Moving the UseKRaft feature gate to beta or GA serves mainly the following objectives:

  • Signify the progress of the KRaft implementation and improvements in production-readiness.
  • Simplify running KRaft clusters by eliminating the need to enable any feature gate.

Proposed changes

Apart from the change to the feature gate status itself, this proposal also includes several other changes.

CRD changes

KRaft is usable only with the use of KafkaNodePool custom resources that configure the number of replicas and storage configuration. As part of promoting the UseKRaft feature gate to beta stage, we will make the following fields in the Kafka custom resource optional instead of required:

  • .spec.kafka.replicas
  • .spec.kafka.storage

In addition, the KRaft clusters do not need the ZooKeeper configuration. So the .spec.zookeeper section will be made optional as well.
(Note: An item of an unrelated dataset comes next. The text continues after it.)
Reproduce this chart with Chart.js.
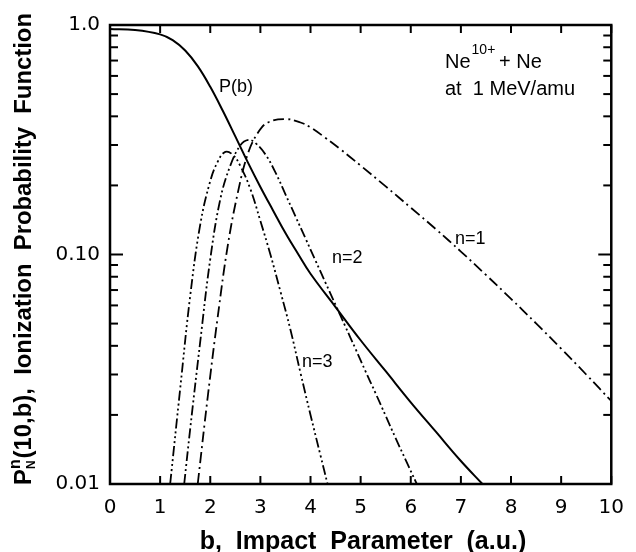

For ZooKeeper-based Kafka clusters, the validation of these fields will be done inside the Strimzi operator. Additionally, CEL validation rules will be considered as they might allow us to do additional validation on the Kubernetes level. The validation will check if the cluster is ZooKeeper-based and in that case require the fields mentioned above.
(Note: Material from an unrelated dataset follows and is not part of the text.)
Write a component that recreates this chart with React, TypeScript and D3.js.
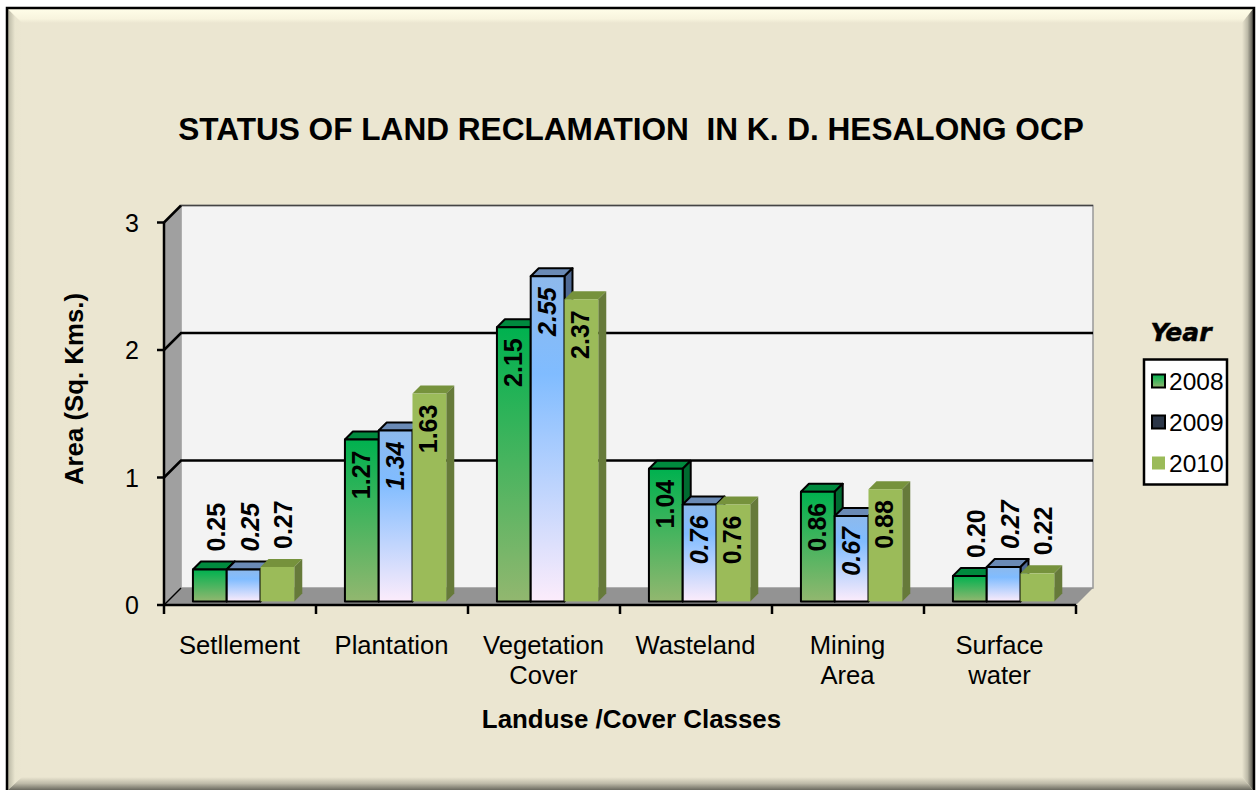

For Kafka clusters using the node pools, a warning will be raised by the operator when the ignored .spec.kafka.replicas and .spec.kafka.storage fields are used. For KRaft-based clusters, a warning will be raised when .spec.zookeeper section is used.
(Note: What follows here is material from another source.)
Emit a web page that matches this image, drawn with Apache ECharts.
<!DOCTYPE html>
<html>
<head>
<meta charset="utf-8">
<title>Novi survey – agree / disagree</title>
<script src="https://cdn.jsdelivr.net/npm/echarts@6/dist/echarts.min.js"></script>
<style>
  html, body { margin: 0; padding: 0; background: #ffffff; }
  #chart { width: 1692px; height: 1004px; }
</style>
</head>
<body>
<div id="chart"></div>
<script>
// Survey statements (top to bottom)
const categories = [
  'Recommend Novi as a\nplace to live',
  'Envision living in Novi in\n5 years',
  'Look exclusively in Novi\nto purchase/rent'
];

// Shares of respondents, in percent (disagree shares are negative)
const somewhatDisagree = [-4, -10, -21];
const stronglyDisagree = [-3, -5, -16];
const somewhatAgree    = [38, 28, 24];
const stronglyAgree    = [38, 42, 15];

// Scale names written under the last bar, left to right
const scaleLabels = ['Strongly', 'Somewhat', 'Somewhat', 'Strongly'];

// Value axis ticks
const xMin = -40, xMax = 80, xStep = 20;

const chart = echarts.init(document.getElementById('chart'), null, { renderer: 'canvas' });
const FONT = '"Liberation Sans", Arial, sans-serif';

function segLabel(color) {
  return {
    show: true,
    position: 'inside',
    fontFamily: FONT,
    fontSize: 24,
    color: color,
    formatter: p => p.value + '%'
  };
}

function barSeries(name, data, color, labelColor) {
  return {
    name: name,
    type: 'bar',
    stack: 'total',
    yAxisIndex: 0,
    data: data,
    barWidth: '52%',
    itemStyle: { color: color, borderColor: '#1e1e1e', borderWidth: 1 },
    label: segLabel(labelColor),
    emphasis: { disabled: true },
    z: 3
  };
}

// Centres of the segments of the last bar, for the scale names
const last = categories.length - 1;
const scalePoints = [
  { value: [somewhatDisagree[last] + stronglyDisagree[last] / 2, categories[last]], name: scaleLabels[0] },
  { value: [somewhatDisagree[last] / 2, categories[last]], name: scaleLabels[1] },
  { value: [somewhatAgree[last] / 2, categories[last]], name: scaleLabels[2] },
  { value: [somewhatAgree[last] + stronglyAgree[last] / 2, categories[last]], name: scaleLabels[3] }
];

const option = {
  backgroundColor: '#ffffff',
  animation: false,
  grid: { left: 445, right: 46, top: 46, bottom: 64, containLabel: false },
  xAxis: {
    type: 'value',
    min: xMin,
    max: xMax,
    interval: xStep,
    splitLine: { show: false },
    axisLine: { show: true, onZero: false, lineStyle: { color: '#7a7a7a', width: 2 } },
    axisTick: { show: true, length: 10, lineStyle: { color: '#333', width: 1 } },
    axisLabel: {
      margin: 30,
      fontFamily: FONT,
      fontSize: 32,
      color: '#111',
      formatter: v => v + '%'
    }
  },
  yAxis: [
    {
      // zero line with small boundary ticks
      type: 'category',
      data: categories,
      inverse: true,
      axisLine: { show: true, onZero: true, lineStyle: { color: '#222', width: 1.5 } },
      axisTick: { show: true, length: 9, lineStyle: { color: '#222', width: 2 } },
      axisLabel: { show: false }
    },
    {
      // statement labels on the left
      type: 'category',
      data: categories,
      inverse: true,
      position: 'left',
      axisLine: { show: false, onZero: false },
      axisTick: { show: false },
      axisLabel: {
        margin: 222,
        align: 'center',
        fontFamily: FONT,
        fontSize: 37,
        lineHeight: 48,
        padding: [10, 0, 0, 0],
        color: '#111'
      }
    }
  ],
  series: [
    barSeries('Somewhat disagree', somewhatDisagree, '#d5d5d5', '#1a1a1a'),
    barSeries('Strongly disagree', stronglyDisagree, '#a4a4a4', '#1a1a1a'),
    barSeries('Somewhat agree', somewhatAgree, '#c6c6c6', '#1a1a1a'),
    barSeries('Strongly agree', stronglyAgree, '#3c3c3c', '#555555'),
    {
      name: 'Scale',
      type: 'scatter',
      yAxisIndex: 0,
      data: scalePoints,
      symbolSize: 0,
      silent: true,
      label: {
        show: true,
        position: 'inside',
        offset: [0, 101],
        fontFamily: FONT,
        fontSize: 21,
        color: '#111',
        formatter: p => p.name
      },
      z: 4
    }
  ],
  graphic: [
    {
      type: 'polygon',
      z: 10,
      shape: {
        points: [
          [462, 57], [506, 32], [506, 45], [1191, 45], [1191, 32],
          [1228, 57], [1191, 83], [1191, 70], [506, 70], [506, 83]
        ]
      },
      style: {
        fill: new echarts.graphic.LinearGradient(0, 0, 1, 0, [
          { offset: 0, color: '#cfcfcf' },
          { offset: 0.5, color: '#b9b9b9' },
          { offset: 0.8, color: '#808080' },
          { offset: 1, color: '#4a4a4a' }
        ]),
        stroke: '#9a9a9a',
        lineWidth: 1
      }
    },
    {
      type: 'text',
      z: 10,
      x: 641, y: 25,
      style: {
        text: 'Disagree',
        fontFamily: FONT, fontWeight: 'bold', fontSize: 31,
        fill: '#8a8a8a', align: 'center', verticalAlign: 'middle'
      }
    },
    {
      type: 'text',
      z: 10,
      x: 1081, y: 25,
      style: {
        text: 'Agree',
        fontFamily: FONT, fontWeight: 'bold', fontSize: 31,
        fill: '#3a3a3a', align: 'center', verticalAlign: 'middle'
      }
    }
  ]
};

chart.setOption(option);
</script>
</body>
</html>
Safety check for existing clusters

For existing clusters, a safety check will be implemented to prevent users from switching existing ZooKeeper-based clusters to Kraft-based cluster (or vice-versa) by mistake. This check will use the .status.kafkaMetadataState field in the Kafka custom resource to prevent any unintentional switching between ZooKeeper-based and Kraft-based clusters. Switching cluster management modes must be performed through a migration process. This field is already defined in Strimzi Proposal #59 - ZooKeeper to KRaft migration. The check will compare the desired cluster type with existing type and if they do not match, it will throw an exception and end the reconciliation. It will be implemented as part of the migration work if it is shipped in Strimzi 0.40.0. Or separately if the migration is postponed to Strimzi 0.41.0.

Examples

The existing examples will be updated. We will also change the structure of the examples in the following way

  • The file examples/kafka/nodepools/kafka.yaml will be moved to examples/kafka/kafka-with-nodepools.yaml
  • The examples/kafka/nodepools/ directory with the remaining files will be renamed to examples/kafka/kraft/

Other changes

The unit, integration, and system tests as well as the documentation will be updated to be in sync with this proposal as well.

Affected projects

This proposal affects only the Strimzi Cluster Operator.

Backwards compatibility

This proposal has no impact on backwards compatibility.